> [Work instructions] Reproduce exactly the lines below, from the first one through the line containing "const stepData = stepSizes.map((x, i)", and omit any pictures.

"""

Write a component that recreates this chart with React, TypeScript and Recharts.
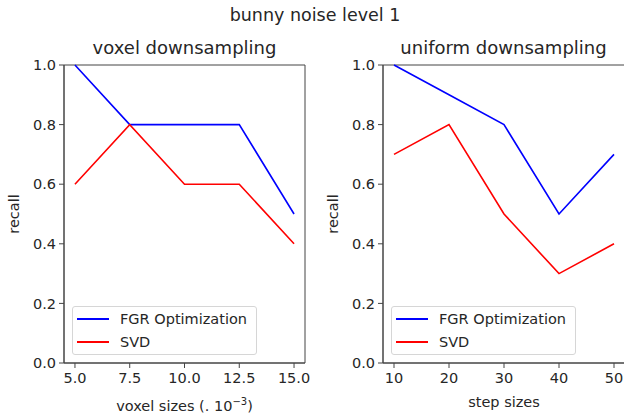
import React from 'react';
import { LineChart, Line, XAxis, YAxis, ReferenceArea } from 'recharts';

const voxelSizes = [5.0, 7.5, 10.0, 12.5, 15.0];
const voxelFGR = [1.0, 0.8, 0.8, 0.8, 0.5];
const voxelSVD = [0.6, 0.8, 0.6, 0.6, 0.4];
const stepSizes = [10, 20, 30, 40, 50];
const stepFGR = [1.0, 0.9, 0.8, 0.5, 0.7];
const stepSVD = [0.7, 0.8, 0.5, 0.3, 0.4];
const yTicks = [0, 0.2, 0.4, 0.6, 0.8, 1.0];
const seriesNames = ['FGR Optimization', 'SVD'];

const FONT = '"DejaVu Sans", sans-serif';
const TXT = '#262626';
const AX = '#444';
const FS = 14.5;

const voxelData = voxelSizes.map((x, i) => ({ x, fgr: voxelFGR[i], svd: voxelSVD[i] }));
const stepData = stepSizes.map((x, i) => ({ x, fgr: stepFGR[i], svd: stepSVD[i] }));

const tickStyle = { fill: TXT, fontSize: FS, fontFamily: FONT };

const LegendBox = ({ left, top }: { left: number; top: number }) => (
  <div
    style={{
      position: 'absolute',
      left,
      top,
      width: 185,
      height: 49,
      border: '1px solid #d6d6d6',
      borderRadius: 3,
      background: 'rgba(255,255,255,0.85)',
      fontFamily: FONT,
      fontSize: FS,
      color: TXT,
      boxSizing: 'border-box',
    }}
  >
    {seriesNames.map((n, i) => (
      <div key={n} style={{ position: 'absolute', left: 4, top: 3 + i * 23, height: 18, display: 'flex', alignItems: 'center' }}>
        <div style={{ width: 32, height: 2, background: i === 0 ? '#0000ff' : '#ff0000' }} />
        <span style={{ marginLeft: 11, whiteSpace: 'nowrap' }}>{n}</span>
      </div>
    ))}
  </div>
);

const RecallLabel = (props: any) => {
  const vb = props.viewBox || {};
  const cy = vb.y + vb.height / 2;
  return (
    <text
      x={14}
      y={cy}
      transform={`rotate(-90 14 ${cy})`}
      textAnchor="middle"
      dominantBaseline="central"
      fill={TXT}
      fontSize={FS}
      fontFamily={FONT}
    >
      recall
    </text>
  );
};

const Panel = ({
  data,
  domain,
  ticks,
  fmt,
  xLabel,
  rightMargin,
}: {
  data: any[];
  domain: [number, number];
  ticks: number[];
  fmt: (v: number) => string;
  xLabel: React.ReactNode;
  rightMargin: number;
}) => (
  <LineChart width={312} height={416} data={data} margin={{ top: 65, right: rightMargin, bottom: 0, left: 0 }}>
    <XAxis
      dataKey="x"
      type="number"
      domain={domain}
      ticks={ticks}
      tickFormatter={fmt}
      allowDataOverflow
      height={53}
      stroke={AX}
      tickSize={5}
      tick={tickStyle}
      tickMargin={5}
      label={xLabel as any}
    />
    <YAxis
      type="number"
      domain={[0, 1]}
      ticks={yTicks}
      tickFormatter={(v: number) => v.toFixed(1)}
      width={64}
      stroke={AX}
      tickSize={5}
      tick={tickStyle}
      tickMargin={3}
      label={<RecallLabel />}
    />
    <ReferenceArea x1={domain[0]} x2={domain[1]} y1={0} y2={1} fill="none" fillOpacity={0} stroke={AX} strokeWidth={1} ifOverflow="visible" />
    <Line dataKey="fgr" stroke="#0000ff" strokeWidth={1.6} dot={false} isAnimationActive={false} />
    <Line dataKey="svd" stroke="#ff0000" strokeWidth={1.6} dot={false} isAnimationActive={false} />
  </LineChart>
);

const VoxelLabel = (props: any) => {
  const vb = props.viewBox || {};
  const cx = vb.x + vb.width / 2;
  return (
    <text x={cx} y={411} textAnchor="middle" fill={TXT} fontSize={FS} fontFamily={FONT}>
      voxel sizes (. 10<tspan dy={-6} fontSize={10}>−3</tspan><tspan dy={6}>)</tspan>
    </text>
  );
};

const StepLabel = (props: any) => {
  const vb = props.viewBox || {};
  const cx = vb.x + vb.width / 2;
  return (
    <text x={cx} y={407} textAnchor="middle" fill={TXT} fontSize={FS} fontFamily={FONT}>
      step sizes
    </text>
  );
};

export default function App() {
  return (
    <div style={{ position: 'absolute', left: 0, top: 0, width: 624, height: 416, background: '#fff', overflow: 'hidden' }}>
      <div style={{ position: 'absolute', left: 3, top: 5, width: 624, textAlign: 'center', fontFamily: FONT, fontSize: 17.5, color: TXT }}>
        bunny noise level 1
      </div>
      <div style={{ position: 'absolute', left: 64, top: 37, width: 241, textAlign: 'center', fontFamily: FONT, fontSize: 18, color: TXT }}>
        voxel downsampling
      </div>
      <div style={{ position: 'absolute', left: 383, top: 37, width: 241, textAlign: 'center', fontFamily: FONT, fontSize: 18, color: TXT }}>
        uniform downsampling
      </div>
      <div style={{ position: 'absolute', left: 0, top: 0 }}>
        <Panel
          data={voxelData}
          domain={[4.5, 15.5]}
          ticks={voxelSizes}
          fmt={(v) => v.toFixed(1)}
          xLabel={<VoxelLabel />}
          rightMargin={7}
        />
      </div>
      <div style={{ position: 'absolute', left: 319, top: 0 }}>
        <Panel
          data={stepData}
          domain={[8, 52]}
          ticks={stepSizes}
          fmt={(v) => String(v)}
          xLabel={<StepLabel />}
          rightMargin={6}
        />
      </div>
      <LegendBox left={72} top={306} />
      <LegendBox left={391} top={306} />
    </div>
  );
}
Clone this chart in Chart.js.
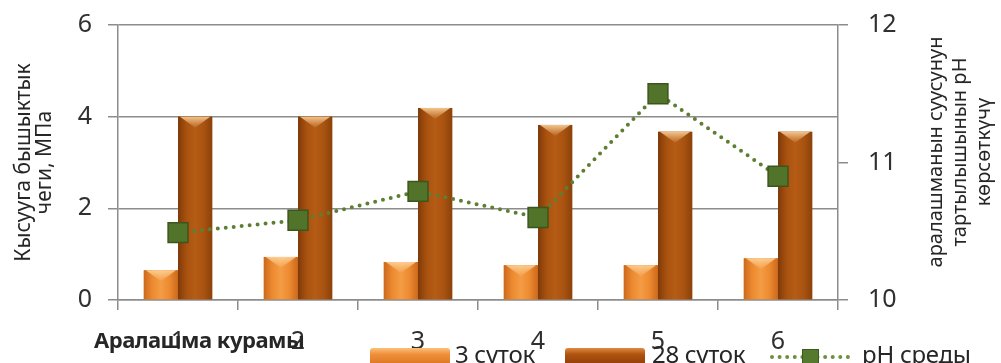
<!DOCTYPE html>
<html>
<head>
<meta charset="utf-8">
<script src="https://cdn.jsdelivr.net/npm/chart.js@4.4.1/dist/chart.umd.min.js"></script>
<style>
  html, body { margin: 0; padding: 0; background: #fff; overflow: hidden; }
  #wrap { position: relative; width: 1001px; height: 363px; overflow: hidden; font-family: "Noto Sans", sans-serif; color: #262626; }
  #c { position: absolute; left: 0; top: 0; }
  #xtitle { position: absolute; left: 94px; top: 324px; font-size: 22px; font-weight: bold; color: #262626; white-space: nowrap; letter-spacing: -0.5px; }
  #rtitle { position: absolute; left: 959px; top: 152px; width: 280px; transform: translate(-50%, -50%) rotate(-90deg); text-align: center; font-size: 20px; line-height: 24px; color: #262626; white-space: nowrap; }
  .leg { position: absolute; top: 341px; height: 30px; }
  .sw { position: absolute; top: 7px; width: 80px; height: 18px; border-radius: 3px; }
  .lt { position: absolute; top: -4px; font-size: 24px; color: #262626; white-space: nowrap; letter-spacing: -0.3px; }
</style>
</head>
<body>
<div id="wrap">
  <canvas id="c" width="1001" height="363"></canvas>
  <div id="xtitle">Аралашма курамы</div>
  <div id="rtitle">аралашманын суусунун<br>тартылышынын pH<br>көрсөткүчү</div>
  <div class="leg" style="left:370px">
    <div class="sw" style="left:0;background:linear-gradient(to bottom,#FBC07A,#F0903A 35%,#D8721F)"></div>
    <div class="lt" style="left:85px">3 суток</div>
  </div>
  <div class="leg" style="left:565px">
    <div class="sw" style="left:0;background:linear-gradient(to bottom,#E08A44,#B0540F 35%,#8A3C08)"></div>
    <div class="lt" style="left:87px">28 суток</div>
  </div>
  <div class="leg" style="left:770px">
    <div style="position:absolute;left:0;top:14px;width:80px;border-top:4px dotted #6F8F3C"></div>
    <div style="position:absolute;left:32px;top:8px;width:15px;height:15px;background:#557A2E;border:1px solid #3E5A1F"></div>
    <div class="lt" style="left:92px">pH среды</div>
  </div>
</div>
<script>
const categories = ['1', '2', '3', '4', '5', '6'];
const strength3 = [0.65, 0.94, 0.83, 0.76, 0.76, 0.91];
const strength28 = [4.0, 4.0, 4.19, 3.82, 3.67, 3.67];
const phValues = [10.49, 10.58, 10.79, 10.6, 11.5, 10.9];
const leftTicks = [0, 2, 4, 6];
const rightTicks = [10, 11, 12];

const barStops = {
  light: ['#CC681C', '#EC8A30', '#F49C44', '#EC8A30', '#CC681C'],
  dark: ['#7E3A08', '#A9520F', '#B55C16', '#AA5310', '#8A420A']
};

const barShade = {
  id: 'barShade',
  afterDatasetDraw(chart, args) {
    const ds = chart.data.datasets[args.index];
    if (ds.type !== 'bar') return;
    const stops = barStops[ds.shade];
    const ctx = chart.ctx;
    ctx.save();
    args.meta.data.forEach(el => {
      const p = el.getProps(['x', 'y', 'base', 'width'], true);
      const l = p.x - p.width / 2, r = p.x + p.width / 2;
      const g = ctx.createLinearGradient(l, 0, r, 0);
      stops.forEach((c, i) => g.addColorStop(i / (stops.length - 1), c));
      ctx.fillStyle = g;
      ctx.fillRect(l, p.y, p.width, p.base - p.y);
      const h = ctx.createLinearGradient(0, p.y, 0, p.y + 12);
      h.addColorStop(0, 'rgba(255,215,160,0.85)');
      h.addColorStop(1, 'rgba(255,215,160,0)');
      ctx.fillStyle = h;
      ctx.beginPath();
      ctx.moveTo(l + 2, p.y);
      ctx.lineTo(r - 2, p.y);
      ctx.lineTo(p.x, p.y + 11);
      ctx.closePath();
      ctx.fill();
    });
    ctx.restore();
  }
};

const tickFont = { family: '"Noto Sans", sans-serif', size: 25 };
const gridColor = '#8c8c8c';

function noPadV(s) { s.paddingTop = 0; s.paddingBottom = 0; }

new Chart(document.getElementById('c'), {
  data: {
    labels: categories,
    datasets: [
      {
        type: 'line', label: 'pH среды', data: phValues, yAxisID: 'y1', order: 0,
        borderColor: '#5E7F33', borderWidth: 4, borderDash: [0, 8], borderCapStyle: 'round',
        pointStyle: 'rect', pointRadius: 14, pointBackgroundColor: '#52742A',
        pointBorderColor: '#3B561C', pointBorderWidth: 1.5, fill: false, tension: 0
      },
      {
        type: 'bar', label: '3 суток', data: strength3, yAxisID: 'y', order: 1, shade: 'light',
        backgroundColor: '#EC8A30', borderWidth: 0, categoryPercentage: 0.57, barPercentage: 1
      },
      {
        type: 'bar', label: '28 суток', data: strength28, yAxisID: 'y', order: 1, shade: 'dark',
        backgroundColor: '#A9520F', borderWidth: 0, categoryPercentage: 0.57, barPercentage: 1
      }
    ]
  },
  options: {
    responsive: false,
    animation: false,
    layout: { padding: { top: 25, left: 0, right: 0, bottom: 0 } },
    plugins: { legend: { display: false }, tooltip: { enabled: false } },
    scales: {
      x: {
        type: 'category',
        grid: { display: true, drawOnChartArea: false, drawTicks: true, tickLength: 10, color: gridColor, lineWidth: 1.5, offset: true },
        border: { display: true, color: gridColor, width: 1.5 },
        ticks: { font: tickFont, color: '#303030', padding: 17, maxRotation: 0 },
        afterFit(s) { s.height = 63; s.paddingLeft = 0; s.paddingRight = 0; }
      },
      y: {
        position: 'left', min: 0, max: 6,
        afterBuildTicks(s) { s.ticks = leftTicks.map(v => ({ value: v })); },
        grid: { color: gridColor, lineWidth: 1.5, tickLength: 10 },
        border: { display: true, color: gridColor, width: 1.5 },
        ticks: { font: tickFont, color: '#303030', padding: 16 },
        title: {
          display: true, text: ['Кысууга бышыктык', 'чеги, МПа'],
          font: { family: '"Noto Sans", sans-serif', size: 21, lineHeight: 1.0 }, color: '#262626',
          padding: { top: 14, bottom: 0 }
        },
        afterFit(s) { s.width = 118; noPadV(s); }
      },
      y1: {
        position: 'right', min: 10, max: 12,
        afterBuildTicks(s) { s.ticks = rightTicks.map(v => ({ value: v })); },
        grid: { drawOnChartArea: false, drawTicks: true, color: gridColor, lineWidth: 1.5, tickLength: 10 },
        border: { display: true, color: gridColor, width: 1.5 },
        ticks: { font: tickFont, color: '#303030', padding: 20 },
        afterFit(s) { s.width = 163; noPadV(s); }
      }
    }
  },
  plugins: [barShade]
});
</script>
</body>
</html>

"""

> [Exercise solution]
Write a component that recreates this chart with React, TypeScript and Recharts.
import React from 'react';
import { LineChart, Line, XAxis, YAxis, ReferenceArea } from 'recharts';

const voxelSizes = [5.0, 7.5, 10.0, 12.5, 15.0];
const voxelFGR = [1.0, 0.8, 0.8, 0.8, 0.5];
const voxelSVD = [0.6, 0.8, 0.6, 0.6, 0.4];
const stepSizes = [10, 20, 30, 40, 50];
const stepFGR = [1.0, 0.9, 0.8, 0.5, 0.7];
const stepSVD = [0.7, 0.8, 0.5, 0.3, 0.4];
const yTicks = [0, 0.2, 0.4, 0.6, 0.8, 1.0];
const seriesNames = ['FGR Optimization', 'SVD'];

const FONT = '"DejaVu Sans", sans-serif';
const TXT = '#262626';
const AX = '#444';
const FS = 14.5;

const voxelData = voxelSizes.map((x, i) => ({ x, fgr: voxelFGR[i], svd: voxelSVD[i] }));
const stepData = stepSizes.map((x, i) => ({ x, fgr: stepFGR[i], svd: stepSVD[i] }));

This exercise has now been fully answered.